National Park Service web pages that were once dedicated to figures such as Marsha P. Johnson and Sylvia Rivera have been shut down and are no longer accessible.
The report of the web pages being affected comes from the National Parks Conservation Association. It notes that Johnson and Rivera, who were transgender activists, were key figures in American history, which included their involvement at the Stonewall Uprising in 1969.
The event has also seen its NPS webpage altered to remove references to transgender people.
Last month, the website was edited to have the “T” from the acronym “LGBTQ+” removed, instead reading as “LGB,” as well as the word “queer” being removed, which is represented in the letter “Q.”
“Before the 1960s, almost everything about living openly as a lesbian, gay, bisexual (LGB) person was illegal, but the events at the Stonewall Inn sparked fresh momentum for the LGB civil rights movement!” the website now reads.
With web pages previously dedicated to Johnson and Rivera now being removed, NPR reports that the move is a part of the federal government’s push to remove and alter web pages related to LGBTQ history.

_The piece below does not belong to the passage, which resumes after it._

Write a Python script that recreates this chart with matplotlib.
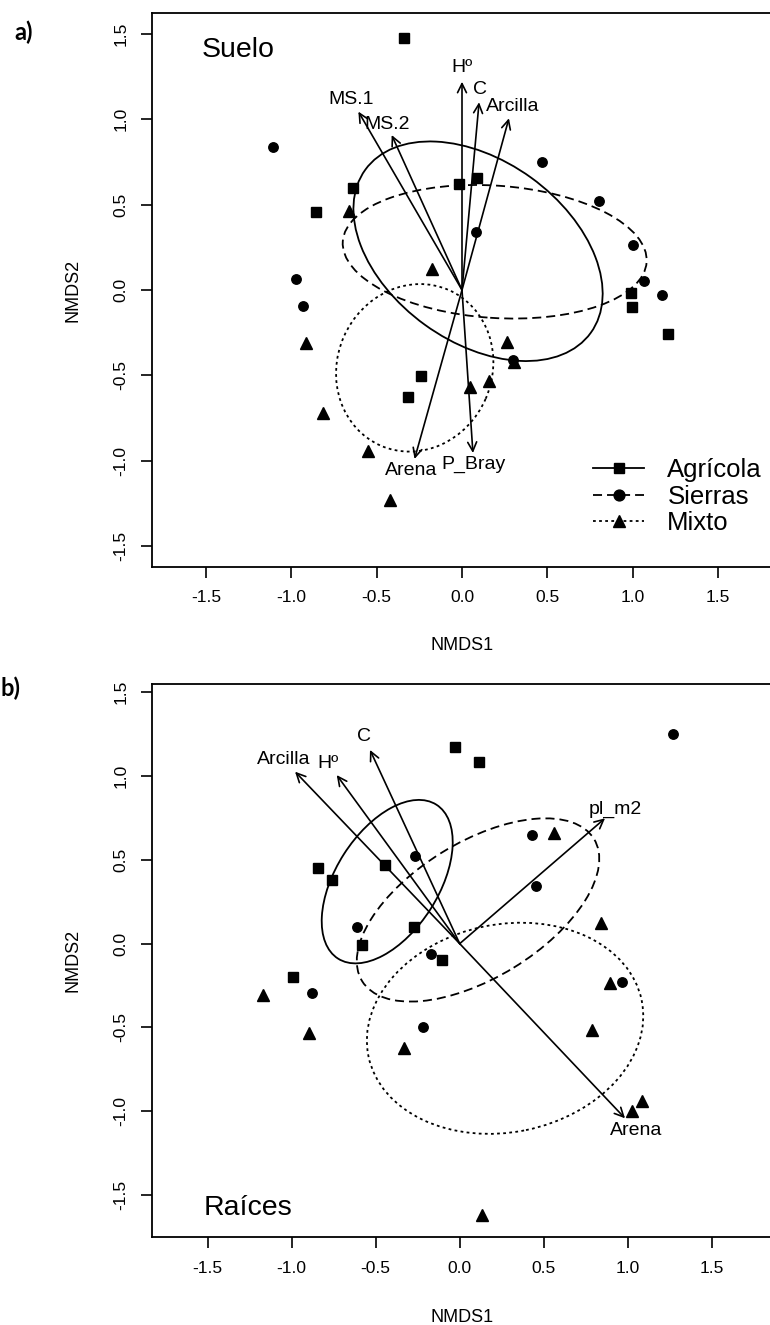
import numpy as np
import matplotlib
matplotlib.use('Agg')
import matplotlib.pyplot as plt
from matplotlib.patches import Ellipse
from matplotlib.lines import Line2D

plt.rcParams['font.family'] = ['Liberation Sans', 'DejaVu Sans']
plt.rcParams['axes.unicode_minus'] = False
plt.rcParams['lines.scale_dashes'] = False

groups = ['Agrícola', 'Sierras', 'Mixto']
ticks = [-1.5, -1.0, -0.5, 0.0, 0.5, 1.0, 1.5]

# ---- a) Suelo: site scores per group ----
suelo_agr_x = [-0.34, -0.64, -0.857, -0.02, 0.09, 0.988, 0.994, 1.205, -0.242, -0.314]
suelo_agr_y = [1.474, 0.60, 0.455, 0.62, 0.654, -0.02, -0.10, -0.258, -0.506, -0.629]
suelo_sie_x = [-1.109, -0.972, -0.933, 0.47, 0.80, 1.004, 1.064, 1.17, 0.082, 0.297]
suelo_sie_y = [0.838, 0.063, -0.092, 0.752, 0.52, 0.262, 0.051, -0.031, 0.338, -0.41]
suelo_mix_x = [-0.662, -0.178, -0.916, -0.816, -0.553, -0.422, 0.262, 0.307, 0.047, 0.158]
suelo_mix_y = [0.465, 0.125, -0.309, -0.722, -0.941, -1.23, -0.303, -0.42, -0.57, -0.533]

# envfit vectors
suelo_vec_names = ['MS.1', 'MS.2', 'Hº', 'C', 'Arcilla', 'Arena', 'P_Bray']
suelo_vec_x = [-0.607, -0.412, 0.0, 0.10, 0.275, -0.278, 0.064]
suelo_vec_y = [1.045, 0.908, 1.22, 1.10, 1.006, -0.99, -0.955]

# ordiellipse: centre x, centre y, width, height, angle
suelo_ell_cx = [0.094, 0.1915, -0.277]
suelo_ell_cy = [0.227, 0.224, -0.456]
suelo_ell_w = [1.63, 1.784, 0.995]
suelo_ell_h = [1.063, 0.775, 0.907]
suelo_ell_ang = [-35.9, -3.9, 66.5]

# ---- b) Raíces ----
raiz_agr_x = [-0.845, -0.758, -0.445, -0.583, -0.99, -0.03, 0.115, -0.274, -0.107]
raiz_agr_y = [0.453, 0.38, 0.47, -0.008, -0.197, 1.174, 1.082, 0.101, -0.097]
raiz_sie_x = [1.27, 0.432, 0.452, -0.266, -0.171, 0.968, -0.611, -0.881, -0.22]
raiz_sie_y = [1.249, 0.647, 0.344, 0.525, -0.063, -0.23, 0.098, -0.292, -0.495]
raiz_mix_x = [0.56, 0.841, 0.895, 0.79, -0.331, 1.027, 1.083, 0.133, -1.169, -0.895]
raiz_mix_y = [0.662, 0.125, -0.236, -0.515, -0.624, -0.996, -0.937, -1.619, -0.306, -0.531]

raiz_vec_names = ['Arcilla', 'Hº', 'C', 'pl_m2', 'Arena']
raiz_vec_x = [-0.98, -0.732, -0.534, 0.865, 0.984]
raiz_vec_y = [1.026, 1.006, 1.156, 0.748, -1.042]

raiz_ell_cx = [-0.4315, 0.109, 0.27]
raiz_ell_cy = [0.370, 0.201, -0.505]
raiz_ell_w = [1.089, 1.62, 1.66]
raiz_ell_h = [0.611, 0.809, 1.24]
raiz_ell_ang = [57.5, 31.6, 11.6]

markers = ['s', 'o', '^']
msizes = [6.8, 6.8, 8.2]
lstyles = ['-', (0, (6.5, 3.6)), (0, (2.0, 2.4))]

W, H = 770, 1325


def draw_panel(ax, pts, vec, ell, xlim, ylim):
    for (x, y), m, ms in zip(pts, markers, msizes):
        ax.plot(x, y, linestyle='none', marker=m, markersize=ms,
                color='black', zorder=3)
    names, vx, vy = vec
    for n, x, y in zip(names, vx, vy):
        ax.annotate('', xy=(x, y), xytext=(0, 0),
                    arrowprops=dict(arrowstyle='->,head_length=0.65,head_width=0.32',
                                    lw=1.2, color='black', shrinkA=0, shrinkB=0,
                                    mutation_scale=10))
        ax.text(x * 1.07, y * 1.07, n, fontsize=14, ha='center', va='center')
    cx, cy, ew, eh, ea = ell
    for i in range(3):
        ax.add_patch(Ellipse((cx[i], cy[i]), ew[i], eh[i], angle=ea[i],
                             fill=False, lw=1.3, ls=lstyles[i], ec='black'))
    ax.set_xlim(*xlim)
    ax.set_ylim(*ylim)
    ax.set_xticks(ticks)
    ax.set_yticks(ticks)
    ax.set_xticklabels([f'{t:.1f}' for t in ticks])
    ax.set_yticklabels([f'{t:.1f}' for t in ticks])
    ax.tick_params(direction='out', length=8, width=1.2, labelsize=12.5, pad=9)
    ax.tick_params(axis='y', labelrotation=90)
    for lab in ax.get_yticklabels():
        lab.set_va('center')
    for s in ax.spines.values():
        s.set_linewidth(1.3)
    ax.set_xlabel('NMDS1', fontsize=13)
    ax.set_ylabel('NMDS2', fontsize=13)
    ax.xaxis.label.set_va('center')
    ax.yaxis.label.set_va('center')


fig = plt.figure(figsize=(W / 100, H / 100), dpi=100)

# panel a
ax1 = fig.add_axes([152 / W, (H - 566.7) / H, 620 / W, 553.4 / H])
draw_panel(ax1,
           [(suelo_agr_x, suelo_agr_y), (suelo_sie_x, suelo_sie_y),
            (suelo_mix_x, suelo_mix_y)],
           (suelo_vec_names, suelo_vec_x, suelo_vec_y),
           (suelo_ell_cx, suelo_ell_cy, suelo_ell_w, suelo_ell_h, suelo_ell_ang),
           (-1.816, 1.816), (-1.621, 1.621))
ax1.xaxis.set_label_coords(0.5, -78.3 / 553.4)
ax1.yaxis.set_label_coords(-79 / 620, 0.5)
ax1.text(-1.525, 1.363, 'Suelo', fontsize=20.5, ha='left', va='baseline')

handles = [Line2D([], [], color='black', lw=1.3, ls=ls, marker=m, markersize=ms + 1)
           for ls, m, ms in zip(lstyles, markers, msizes)]
ax1.legend(handles, groups, loc='upper left', bbox_to_anchor=(0.711, 0.196),
           frameon=False, fontsize=18.5, handlelength=2.0, handletextpad=0.9,
           labelspacing=0.1, borderpad=0, borderaxespad=0)

# panel b
ax2 = fig.add_axes([152 / W, (H - 1237.3) / H, 620.2 / W, 553.6 / H])
draw_panel(ax2,
           [(raiz_agr_x, raiz_agr_y), (raiz_sie_x, raiz_sie_y),
            (raiz_mix_x, raiz_mix_y)],
           (raiz_vec_names, raiz_vec_x, raiz_vec_y),
           (raiz_ell_cx, raiz_ell_cy, raiz_ell_w, raiz_ell_h, raiz_ell_ang),
           (-1.8315, 1.86), (-1.752, 1.551))
ax2.xaxis.set_label_coords(0.5, -79.7 / 553.6)
ax2.yaxis.set_label_coords(-79 / 620.2, 0.5)
ax2.text(-1.526, -1.619, 'Raíces', fontsize=20.5, ha='left', va='baseline')

fig.text(24 / W, 1 - 32 / H, 'a)', fontsize=17, fontweight='bold',
         family=['Lato', 'DejaVu Sans'], ha='center', va='center')
fig.text(11 / W, 1 - 688 / H, 'b)', fontsize=17, fontweight='bold',
         family=['Lato', 'DejaVu Sans'], ha='center', va='center')

fig.savefig('out.png', dpi=100)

However, the changes haven’t been made at the same time, as some pages continue to include the letters “T” and “Q,” which stand for “transgender” and “queer,” while others still have them present. The same can be said for some sites that are dead, like one that held dozens of pages of research about LGBTQ U.S. history, but others that are still operational.
Other affected web pages include those that were dedicated to Philadelphia gay history, a now-closed Black LGBTQ bar in Washington, D.C., and a page about an eighteenth-century American preacher who was gender nonconforming.

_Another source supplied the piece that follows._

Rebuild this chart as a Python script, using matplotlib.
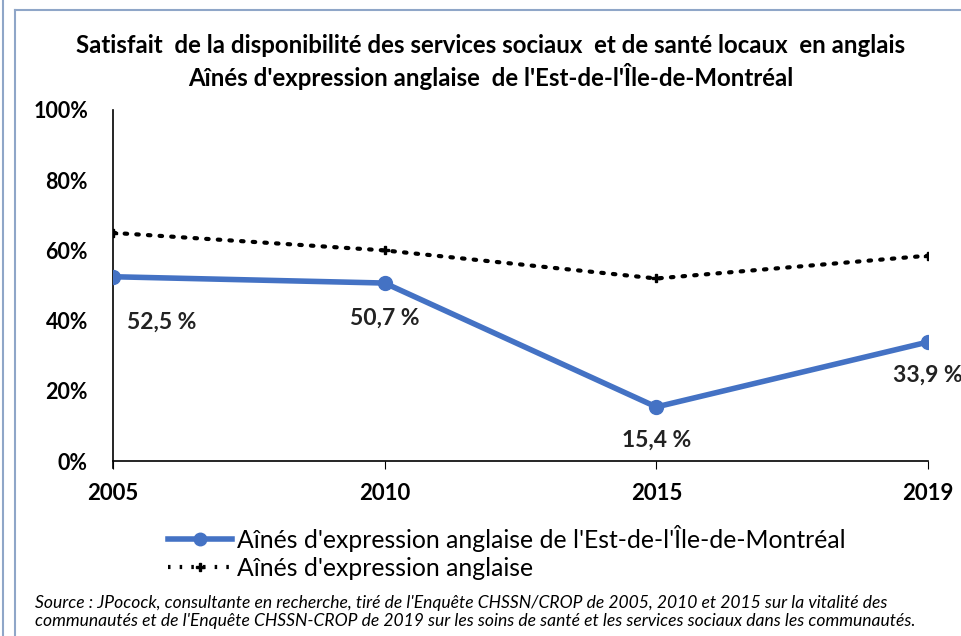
import numpy as np
import matplotlib.pyplot as plt
from matplotlib.lines import Line2D

# data
years = ["2005", "2010", "2015", "2019"]
est_montreal = [52.5, 50.7, 15.4, 33.9]
all_seniors = [65.0, 60.0, 52.0, 58.5]
value_labels = ["52,5 %", "50,7 %", "15,4 %", "33,9 %"]
y_ticks = [0, 20, 40, 60, 80, 100]

title = ("Satisfait  de la disponibilité des services sociaux  et de santé locaux  en anglais\n"
         "Aînés d'expression anglaise  de l'Est-de-l'Île-de-Montréal")
source = ("Source : JPocock, consultante en recherche, tiré de l'Enquête CHSSN/CROP de 2005, 2010 et 2015 sur la vitalité des\n"
          "communautés et de l'Enquête CHSSN-CROP de 2019 sur les soins de santé et les services sociaux dans les communautés.")

plt.rcParams['font.family'] = ['Lato', 'DejaVu Sans']
blue = "#4472C4"

fig = plt.figure(figsize=(9.62, 6.36), dpi=100)
ax = fig.add_axes([113/962, 1 - 461/636, (928 - 113)/962, (461 - 110)/636])

x = np.arange(len(years))
ax.plot(x, est_montreal, color=blue, linewidth=4, marker="o", markersize=10,
        solid_capstyle="round", zorder=3)
ax.plot(x, all_seniors, color="black", linewidth=3, linestyle=(0, (0.6, 2.2)),
        dash_capstyle="round", marker="P", markersize=6, zorder=3)

offsets = [(35, -33), (0, -25), (0, -24), (0, -24)]
for xi, v, lab, off in zip(x, est_montreal, value_labels, offsets):
    ax.annotate(lab, (xi, v), xytext=off, textcoords="offset points",
                ha="center", va="center", fontsize=16.5, fontweight="bold",
                color="#222222", annotation_clip=False)

ax.set_xlim(0, 3)
ax.set_ylim(0, 100)
ax.set_yticks(y_ticks)
ax.set_yticklabels([f"{t}%" for t in y_ticks], fontsize=15.5, fontweight="bold")
ax.set_xticks(x)
ax.set_xticklabels(years, fontsize=16, fontweight="bold")
ax.tick_params(axis="y", length=0, pad=18)
ax.tick_params(axis="x", length=6, direction="out", pad=10)
for s in ["top", "right"]:
    ax.spines[s].set_visible(False)
ax.spines["left"].set_linewidth(1.2)
ax.spines["bottom"].set_linewidth(1.2)
ax.spines["left"].set_bounds(-2, 100)

fig.suptitle(title, x=491/962, y=1 - 34/636, fontsize=17.3, fontweight="bold",
             va="top", linespacing=1.25)

handles = [Line2D([], [], color=blue, linewidth=4, marker="o", markersize=9),
           Line2D([], [], color="black", linewidth=3, linestyle=(0, (0.6, 2.2)),
                  marker="P", markersize=6)]
fig.legend(handles, ["Aînés d'expression anglaise de l'Est-de-l'Île-de-Montréal",
                     "Aînés d'expression anglaise"],
           loc="upper left", bbox_to_anchor=(158/962, 1 - 515/636), frameon=False,
           fontsize=17.8, handlelength=2.6, handletextpad=0.2, labelspacing=0.2,
           borderaxespad=0)

fig.text(35/962, 1 - 612/636, source, fontsize=12.6, style="italic", va="center",
         linespacing=1.15)

# frame lines of the surrounding box
frame = "#8FA6C8"
fig.add_artist(Line2D([3/962, 3/962], [0, 1], color=frame, linewidth=1.5))
fig.add_artist(Line2D([15/962, 15/962], [0, 1 - 10/636], color=frame, linewidth=1.5))
fig.add_artist(Line2D([15/962, 1], [1 - 10/636, 1 - 10/636], color=frame, linewidth=1.5))

plt.savefig("out.png", dpi=100)
plt.close()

As expected, activists and experts have come out against the recent changes to the NPS website, including Alan Spears, a senior director at the National Parks Conservation Association, who said in a statement that this was an effort to “tamper with our history” and was “unacceptable.”
“LGBTQ+ history is history, period. It should remain represented at national parks and on the National Park Service website, so that people all over the world can learn about it from the best of the best in the history preservation business,” Spears said.
“As mandated by law, dedicated National Park Service staff have poured more than one hundred years of work into preserving, protecting, and interpreting the stories that built our nation,” the statement continued. “By removing these educational and historical materials from public access, the administration is making it harder for National Park Service staff to fulfill their obligation to tell the stories of all Americans and maintain an accurate account of history.”